CALAIS – MAY 31, 2019
There are reported to be around 500 people in Calais at the moment though it’s difficult to know exact numbers. The police
presence continues to be high and the daily preoccupation of avoiding police violence and destruction of property carries on. Many already exhausted people are fasting in these conditions, while Ramadan ends in a few days time.
This week we spent one day in Calais in the day centre, having travelled the previous week to Le Channel, a dynamic arts centre on the edge of Calais, to take part in a multi-disciplinary conference on the theme of violence, refuge and art. Reflecting there with others on the value of our ‘Community Table’ in the day centre, this week we decided to bring two manual typewriters with us to allow for a different sort of communication.
We were also responding to the writing of a moving poem posted on line by our well respected friend and refugee volunteer who was marking the tragic death last week of a young Eritrean on the main Calais road. We wondered whether the typewriter might invite other verse.

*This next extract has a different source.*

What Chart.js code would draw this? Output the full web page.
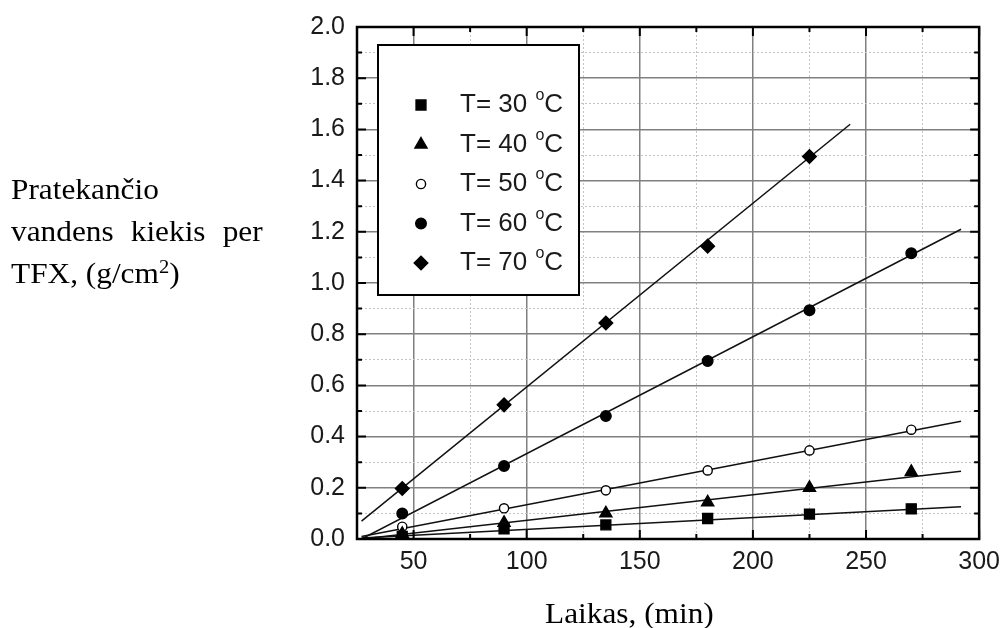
<!DOCTYPE html>
<html>
<head>
<meta charset="utf-8">
<script src="https://cdn.jsdelivr.net/npm/chart.js@4.4.0/dist/chart.umd.min.js"></script>
<style>
  html, body { margin: 0; padding: 0; background: #fff; }
  #wrap { position: relative; width: 1008px; height: 628px; overflow: hidden; }
  #grafikas { position: absolute; left: 0; top: 0; }
  .serif { position: absolute; font-family: "Liberation Serif", "Times New Roman", serif; font-size: 29px; line-height: 42px; color: #000; transform: scaleX(1.08); transform-origin: 0 0; }
  #ylab { left: 11px; top: 168px; width: 233px; }
  #ylab .j { text-align: justify; text-align-last: justify; }
  #ylab .sup { font-size: 19px; vertical-align: 10px; line-height: 0; }
  #xlab { left: 545px; top: 592px; white-space: nowrap; }
</style>
</head>
<body>
<div id="wrap">
  <canvas id="grafikas" width="1008" height="628"></canvas>
  <div id="ylab" class="serif">
    <div>Pratekančio</div>
    <div class="j">vandens kiekis per</div>
    <div>TFX, (g/cm<span class="sup">2</span>)</div>
  </div>
  <div id="xlab" class="serif">Laikas, (min)</div>
</div>
<script>
(function () {

  // laikas, min
  const laikai = [45, 90, 135, 180, 225, 270];

  // pratekejusio vandens kiekis, g/cm2
  const t30 = [0.01, 0.04, 0.055, 0.08, 0.097, 0.118];
  const t40 = [0.02, 0.063, 0.10, 0.143, 0.20, 0.262];
  const t50 = [0.048, 0.12, 0.19, 0.268, 0.346, 0.427];
  const t60 = [0.10, 0.285, 0.48, 0.695, 0.894, 1.116];
  const t70 = [0.197, 0.524, 0.844, 1.144, 1.494];

  // tiesines aproksimacijos (pradzia, pabaiga)
  const fitX = [27, 292];
  const fitX70 = [27, 243];
  const fit30 = [0.004, 0.126];
  const fit40 = [0.0, 0.265];
  const fit50 = [0.01, 0.46];
  const fit60 = [0.0, 1.21];
  const fit70 = [0.07, 1.62];

  const temperaturos = ['30', '40', '50', '60', '70'];
  const xZymes = [50, 100, 150, 200, 250, 300];
  const yZymes = ['0.0', '0.2', '0.4', '0.6', '0.8', '1.0', '1.2', '1.4', '1.6', '1.8', '2.0'];

  const taskai = [
    { y: t30, stilius: 'rect', r: 7, fill: '#000' },
    { y: t40, stilius: 'triangle', r: 7, fill: '#000' },
    { y: t50, stilius: 'circle', r: 4.6, fill: '#fff' },
    { y: t60, stilius: 'circle', r: 5.3, fill: '#000' },
    { y: t70, stilius: 'rectRot', r: 6.8, fill: '#000' }
  ];
  const linijos = [
    [fitX, fit30], [fitX, fit40], [fitX, fit50], [fitX, fit60], [fitX70, fit70]
  ];

  const datasets = [];
  taskai.forEach((s, i) => {
    datasets.push({
      label: 'T= ' + temperaturos[i] + ' °C',
      data: s.y.map((v, j) => ({ x: laikai[j], y: v })),
      pointStyle: s.stilius,
      pointRadius: s.r,
      pointBackgroundColor: s.fill,
      pointBorderColor: '#000',
      pointBorderWidth: 1.4,
      showLine: false,
      order: 1
    });
  });
  linijos.forEach(l => {
    datasets.push({
      type: 'line',
      label: '',
      data: l[0].map((x, j) => ({ x: x, y: l[1][j] })),
      borderColor: '#111',
      borderWidth: 1.5,
      pointRadius: 0,
      fill: false,
      order: 2
    });
  });

  const arMajor = (v, step) => Math.abs(v / step - Math.round(v / step)) < 1e-6;

  // remelis, vidines padalos ir legenda
  const remelis = {
    id: 'remelis',
    afterDatasetsDraw(chart) {
      const ctx = chart.ctx;
      const a = chart.chartArea;
      const xs = chart.scales.x, ys = chart.scales.y;
      ctx.save();
      ctx.strokeStyle = '#000';
      ctx.lineWidth = 2;
      xs.ticks.forEach(t => {
        const px = xs.getPixelForValue(t.value);
        const len = arMajor(t.value, 50) ? 9 : 5;
        ctx.beginPath();
        ctx.moveTo(px, a.bottom); ctx.lineTo(px, a.bottom - len);
        ctx.moveTo(px, a.top); ctx.lineTo(px, a.top + len);
        ctx.stroke();
      });
      ys.ticks.forEach(t => {
        const py = ys.getPixelForValue(t.value);
        const len = arMajor(t.value, 0.2) ? 9 : 5;
        ctx.beginPath();
        ctx.moveTo(a.left, py); ctx.lineTo(a.left + len, py);
        ctx.moveTo(a.right, py); ctx.lineTo(a.right - len, py);
        ctx.stroke();
      });
      ctx.lineWidth = 2.5;
      ctx.strokeRect(a.left, a.top, a.right - a.left, a.bottom - a.top);

      // legenda
      const lx = a.left + 21, ly = a.top + 18, lw = 201, lh = 250;
      ctx.fillStyle = '#fff';
      ctx.fillRect(lx, ly, lw, lh);
      ctx.lineWidth = 2;
      ctx.strokeRect(lx, ly, lw, lh);
      taskai.forEach((s, i) => {
        const cy = ly + 60 + i * 39.5;
        ctx.fillStyle = s.fill;
        ctx.strokeStyle = '#000';
        ctx.lineWidth = 1.4;
        Chart.helpers.drawPoint(ctx, { pointStyle: s.stilius, radius: s.r, rotation: 0, borderWidth: 1.4 }, lx + 43, cy);
        ctx.fillStyle = '#1a1a1a';
        ctx.textBaseline = 'middle';
        ctx.textAlign = 'left';
        ctx.font = '26px "Liberation Sans", Arial, sans-serif';
        const pirma = 'T= ' + temperaturos[i] + ' ';
        let tx = lx + 82;
        ctx.fillText(pirma, tx, cy);
        tx += ctx.measureText(pirma).width + 1;
        ctx.font = '16px "Liberation Sans", Arial, sans-serif';
        ctx.fillText('o', tx, cy - 9);
        tx += ctx.measureText('o').width;
        ctx.font = '26px "Liberation Sans", Arial, sans-serif';
        ctx.fillText('C', tx, cy);
      });
      ctx.restore();
    }
  };

  const tickFont = { family: '"Liberation Sans", Arial, sans-serif', size: 25 };

  new Chart(document.getElementById('grafikas'), {
    type: 'scatter',
    data: { datasets: datasets },
    options: {
      responsive: false,
      animation: false,
      layout: { padding: { top: 25, right: 23, left: 0, bottom: 0 } },
      plugins: {
        legend: { display: false },
        tooltip: { enabled: false }
      },
      scales: {
        x: {
          type: 'linear',
          min: 25,
          max: 300,
          afterFit: s => { s.height = 89; },
          ticks: {
            stepSize: 25,
            autoSkip: false,
            maxRotation: 0,
            padding: 8,
            color: '#1a1a1a',
            font: tickFont,
            callback: v => xZymes.includes(v) ? String(v) : ''
          },
          grid: {
            drawTicks: false,
            color: c => c.tick && arMajor(c.tick.value, 50) ? '#808080' : '#c4c4c4',
            lineWidth: c => c.tick && arMajor(c.tick.value, 50) ? 1.5 : 1
          },
          border: {
            display: false,
            dash: c => c.tick && !arMajor(c.tick.value, 50) ? [2, 2] : []
          }
        },
        y: {
          type: 'linear',
          min: 0,
          max: 2,
          afterFit: s => { s.width = 357; },
          ticks: {
            stepSize: 0.1,
            autoSkip: false,
            padding: 12,
            color: '#1a1a1a',
            font: tickFont,
            callback: v => {
              const l = v.toFixed(1);
              return yZymes.includes(l) ? l : '';
            }
          },
          grid: {
            drawTicks: false,
            color: c => c.tick && arMajor(c.tick.value, 0.2) ? '#808080' : '#c4c4c4',
            lineWidth: c => c.tick && arMajor(c.tick.value, 0.2) ? 1.5 : 1
          },
          border: {
            display: false,
            dash: c => c.tick && !arMajor(c.tick.value, 0.2) ? [2, 2] : []
          }
        }
      }
    },
    plugins: [remelis]
  });

})();
</script>
</body>
</html>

There were a number of visitors to the day centre in addition to a gentle stream of young men, and a few women. These included a group of nuns from regions across France, a medical team offering first aid, and several volunteers from the other organisations. Slowly the Community Table found its rhythm and we were joined in particular by Sudanese young men who seemed fascinated by the typewriter machines.

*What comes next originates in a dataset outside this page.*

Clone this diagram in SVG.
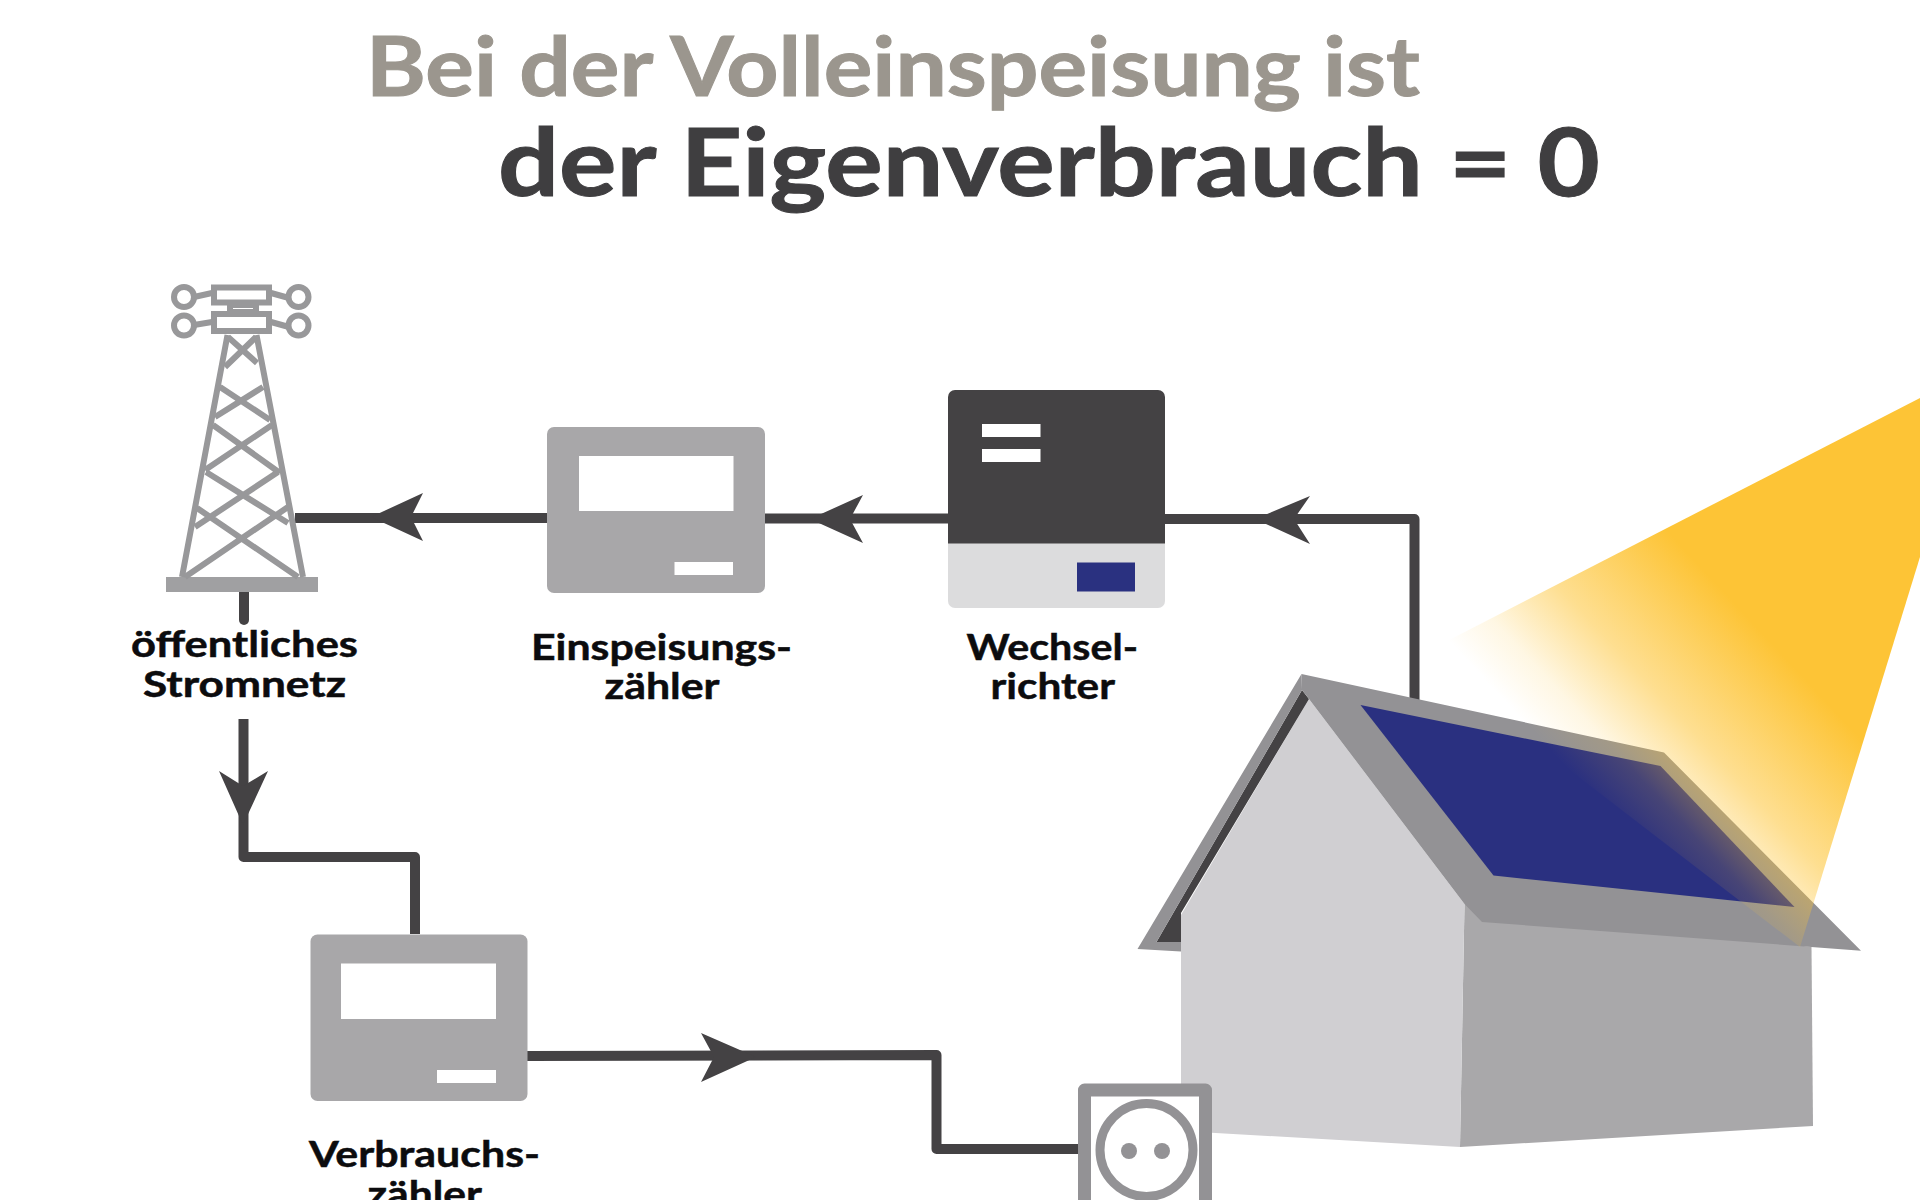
<svg xmlns="http://www.w3.org/2000/svg" width="1920" height="1200" viewBox="0 0 1920 1200">
<style>
.t{font-family:"Lato","Liberation Sans",sans-serif;font-weight:700}
.lab{font-size:37px;fill:#0c0c0e;stroke:#0c0c0e;stroke-width:.5px}
.wire{fill:none;stroke:#444244;stroke-width:10;stroke-linejoin:round}
.head{fill:#444244}
.meter{fill:#a8a7a9}
.w{fill:#fff}
.tw{fill:none;stroke:#98989a;stroke-width:6}
</style>
<defs>
<linearGradient id="beam" gradientUnits="userSpaceOnUse" x1="1604" y1="808" x2="1776" y2="648">
<stop offset="0" stop-color="#fdc436" stop-opacity="0"/>
<stop offset="0.2" stop-color="#fdc436" stop-opacity=".14"/>
<stop offset="0.5" stop-color="#fdc436" stop-opacity=".55"/>
<stop offset="1" stop-color="#fdc436" stop-opacity="1"/>
</linearGradient>
</defs>
<rect width="1920" height="1200" fill="#fff"/>
<g id="title">
<text class="t" x="366" y="96" font-size="82" fill="#9b968e" stroke="#9b968e" stroke-width="1" textLength="1054" lengthAdjust="spacingAndGlyphs">Bei der Volleinspeisung ist</text>
<text class="t" x="498" y="196" font-size="94" fill="#3f3e40" stroke="#3f3e40" stroke-width="1" textLength="1102" lengthAdjust="spacingAndGlyphs">der Eigenverbrauch = 0</text>
</g>
<g id="connectors">
<path class="wire" d="M295 518H547"/>
<path class="head" d="M371 517L423 493L411 517L423 541Z"/>
<path class="wire" d="M765 518.500H948"/>
<path class="head" d="M810 519L863 495L850 519L863 543Z"/>
<path class="wire" d="M1165 519H1414.500V700"/>
<path class="head" d="M1255 519L1310 496L1294 519L1310 544Z"/>
<path class="wire" d="M244 592V620" stroke-linecap="round"/>
<path class="wire" d="M243.500 719V857H415V934" stroke-linecap="butt"/>
<path class="head" d="M243 825L219 771L243 786L268 771Z"/>
<path class="wire" d="M527 1056L936.500 1055V1149H1078"/>
<path class="head" d="M756 1057L701 1033L714 1057L701 1082Z"/>
</g>
<g id="tower">
<rect x="166" y="577" width="152" height="15" fill="#a0a0a2"/>
<path class="tw" d="M227.500 335L182 577M256.500 335L303 577"/>
<path class="tw" d="M228 337L257 363M256 337L225 367M220 387L270 420M263 387L215 417M213 425L280 473M272 425L205 470M206 472L288 523M278 472L195 527M197 508L298 577M288 507L185 577"/>
<rect class="tw" x="214" y="287.500" width="55" height="15"/>
<rect class="tw" x="214" y="314" width="55" height="17"/>
<rect class="tw" x="230" y="305" width="26" height="7"/>
<circle class="tw" cx="184" cy="297" r="10"/>
<circle class="tw" cx="298.500" cy="297" r="10"/>
<circle class="tw" cx="184" cy="325.500" r="10"/>
<circle class="tw" cx="298.500" cy="325.500" r="10"/>
<path class="tw" d="M194 297L212 293M271 293L289 298M194 325L212 322M271 322L289 327"/>
<text class="t lab" x="131" y="657" textLength="227" lengthAdjust="spacingAndGlyphs">öffentliches</text>
<text class="t lab" x="143" y="697" textLength="203" lengthAdjust="spacingAndGlyphs">Stromnetz</text>
</g>
<g id="einspeisungszaehler">
<rect class="meter" x="547" y="427" width="218" height="166" rx="7"/>
<rect class="w" x="579" y="456" width="154.500" height="55"/>
<rect class="w" x="674.500" y="562" width="58.500" height="13"/>
<text class="t lab" x="531" y="660" textLength="261" lengthAdjust="spacingAndGlyphs">Einspeisungs-</text>
<text class="t lab" x="604.500" y="699" textLength="115" lengthAdjust="spacingAndGlyphs">zähler</text>
</g>
<g id="wechselrichter">
<path fill="#dcdcdd" d="M948 540H1165V601a7 7 0 0 1-7 7H955a7 7 0 0 1-7-7Z"/>
<path fill="#444244" d="M955 390H1158a7 7 0 0 1 7 7V543.500H948V397a7 7 0 0 1 7-7Z"/>
<rect class="w" x="982" y="424" width="58.500" height="13"/>
<rect class="w" x="982" y="449" width="58.500" height="13"/>
<rect x="1077" y="562.500" width="58" height="29" fill="#2a3180"/>
<text class="t lab" x="966.500" y="660" textLength="171.500" lengthAdjust="spacingAndGlyphs">Wechsel-</text>
<text class="t lab" x="990.500" y="699" textLength="124.500" lengthAdjust="spacingAndGlyphs">richter</text>
</g>
<g id="verbrauchszaehler">
<rect class="meter" x="310.500" y="934.500" width="217" height="166.500" rx="7"/>
<rect class="w" x="341" y="963.500" width="155" height="55.500"/>
<rect class="w" x="437" y="1070" width="59" height="13"/>
<text class="t lab" x="309" y="1167" textLength="231" lengthAdjust="spacingAndGlyphs">Verbrauchs-</text>
<text class="t lab" x="367.500" y="1206.500" textLength="114.500" lengthAdjust="spacingAndGlyphs">zähler</text>
</g>
<g id="house">
<path fill="#a9a8aa" d="M1464.500 904L1811.500 947L1813 1126L1460 1147Z"/>
<path fill="#d0cfd2" d="M1309 699L1464.500 904L1460 1147L1181 1131V915Z"/>
<path fill="#444244" d="M1302 690L1156.500 942H1181V913L1309 699Z"/>
<path fill="#939295" d="M1301.500 674L1137.500 949L1181 951.500V942H1156.500L1302 690Z"/>
<path fill="#939295" d="M1301.500 674L1664 752.500L1861 950.700L1482 922L1464.500 904L1309 699L1302 690Z"/>
<path fill="#2a3080" d="M1360.500 705L1660.500 766L1794.500 907L1493.500 875.500Z"/>
</g>
<g id="sonne">
<path fill="url(#beam)" d="M1920 398V557L1800 947L1420 655Z"/>
</g>
<g id="steckdose">
<path fill="#fff" stroke="#939295" stroke-width="13" stroke-linejoin="round" d="M1084.500 1210V1090H1205.500V1210"/>
<circle cx="1146.500" cy="1150" r="46.500" fill="#fff" stroke="#939295" stroke-width="9"/>
<circle cx="1129" cy="1151" r="8" fill="#939295"/>
<circle cx="1162" cy="1151" r="8" fill="#939295"/>
</g>
</svg>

One young man said he comes from a very small rural village and had never seen such a machine before. Working with one of the nuns and ourselves he managed to type some key autobiographical notes, typing over and over the name of his region, and at the same time trying to explain his local language. Later he typed out a fictional tale in which he managed to kill two frightening animals that had confronted him in the woods.

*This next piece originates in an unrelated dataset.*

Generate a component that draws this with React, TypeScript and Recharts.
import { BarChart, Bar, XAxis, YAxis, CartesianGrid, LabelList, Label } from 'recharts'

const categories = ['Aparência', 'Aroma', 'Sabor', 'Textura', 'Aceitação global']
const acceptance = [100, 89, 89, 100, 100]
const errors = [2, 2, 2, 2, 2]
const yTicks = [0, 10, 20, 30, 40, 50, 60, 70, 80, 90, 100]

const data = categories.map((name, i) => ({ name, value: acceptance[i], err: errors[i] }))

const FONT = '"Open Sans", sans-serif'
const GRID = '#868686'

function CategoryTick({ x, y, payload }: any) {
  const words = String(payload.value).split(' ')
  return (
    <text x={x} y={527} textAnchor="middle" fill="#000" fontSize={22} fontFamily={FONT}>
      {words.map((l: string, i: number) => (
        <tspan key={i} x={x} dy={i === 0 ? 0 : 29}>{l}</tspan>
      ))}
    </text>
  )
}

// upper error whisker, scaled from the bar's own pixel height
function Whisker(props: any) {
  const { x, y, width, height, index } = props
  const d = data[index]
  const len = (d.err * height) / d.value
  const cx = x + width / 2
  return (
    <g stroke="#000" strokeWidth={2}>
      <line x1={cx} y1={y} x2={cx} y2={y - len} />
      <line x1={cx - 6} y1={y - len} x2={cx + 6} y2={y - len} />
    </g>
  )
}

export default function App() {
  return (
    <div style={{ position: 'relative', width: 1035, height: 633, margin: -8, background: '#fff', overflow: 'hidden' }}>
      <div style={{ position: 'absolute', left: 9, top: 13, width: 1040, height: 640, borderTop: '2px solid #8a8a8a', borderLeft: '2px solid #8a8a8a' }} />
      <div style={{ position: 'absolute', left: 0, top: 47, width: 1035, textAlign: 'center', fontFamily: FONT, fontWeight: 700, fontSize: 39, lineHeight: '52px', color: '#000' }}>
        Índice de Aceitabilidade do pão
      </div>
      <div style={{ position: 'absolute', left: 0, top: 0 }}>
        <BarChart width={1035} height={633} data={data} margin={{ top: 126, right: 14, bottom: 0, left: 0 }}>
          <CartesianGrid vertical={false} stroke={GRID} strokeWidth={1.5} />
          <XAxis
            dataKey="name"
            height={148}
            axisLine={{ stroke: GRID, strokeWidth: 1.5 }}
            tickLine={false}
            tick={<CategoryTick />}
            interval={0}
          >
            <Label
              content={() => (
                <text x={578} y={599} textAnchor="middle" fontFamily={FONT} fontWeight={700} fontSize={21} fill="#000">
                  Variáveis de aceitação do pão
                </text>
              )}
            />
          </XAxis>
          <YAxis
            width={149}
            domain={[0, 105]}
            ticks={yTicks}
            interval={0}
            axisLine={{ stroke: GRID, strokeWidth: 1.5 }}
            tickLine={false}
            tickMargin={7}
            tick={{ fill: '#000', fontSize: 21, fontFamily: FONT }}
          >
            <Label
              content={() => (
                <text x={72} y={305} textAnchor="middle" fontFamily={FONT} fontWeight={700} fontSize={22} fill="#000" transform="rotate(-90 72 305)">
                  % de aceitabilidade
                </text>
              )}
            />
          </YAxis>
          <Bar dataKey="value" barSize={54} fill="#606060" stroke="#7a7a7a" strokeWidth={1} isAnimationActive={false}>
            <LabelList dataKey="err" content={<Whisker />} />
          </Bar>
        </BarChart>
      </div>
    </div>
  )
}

The presence and use of the typewriters seemed to helpfully allow communication to be slowed down across languages. It encouraged playful imaginative interaction with serious intent that felt like work, and allowed some intense conversations to take place. Their 1970s style held a presence at the table and fitted with the other pre-used materials that we bring.
Memories were connected with but the pace of finding the correct keys seemed to help slow things down and allow for some distance. The carbon paper, the idiosyncrasies of each machine, the mechanical keys and in particular the sound of the tapping seemed to resonate, a cultural nostalgia gently stirred.
A few men and a woman built with the bricks in amongst the typing, the sound of the keys offering a reassuring presence. A brick beacon which doubled up as a brick oven was left on the table in amongst the pieces of text and alongside the foundations of a new building.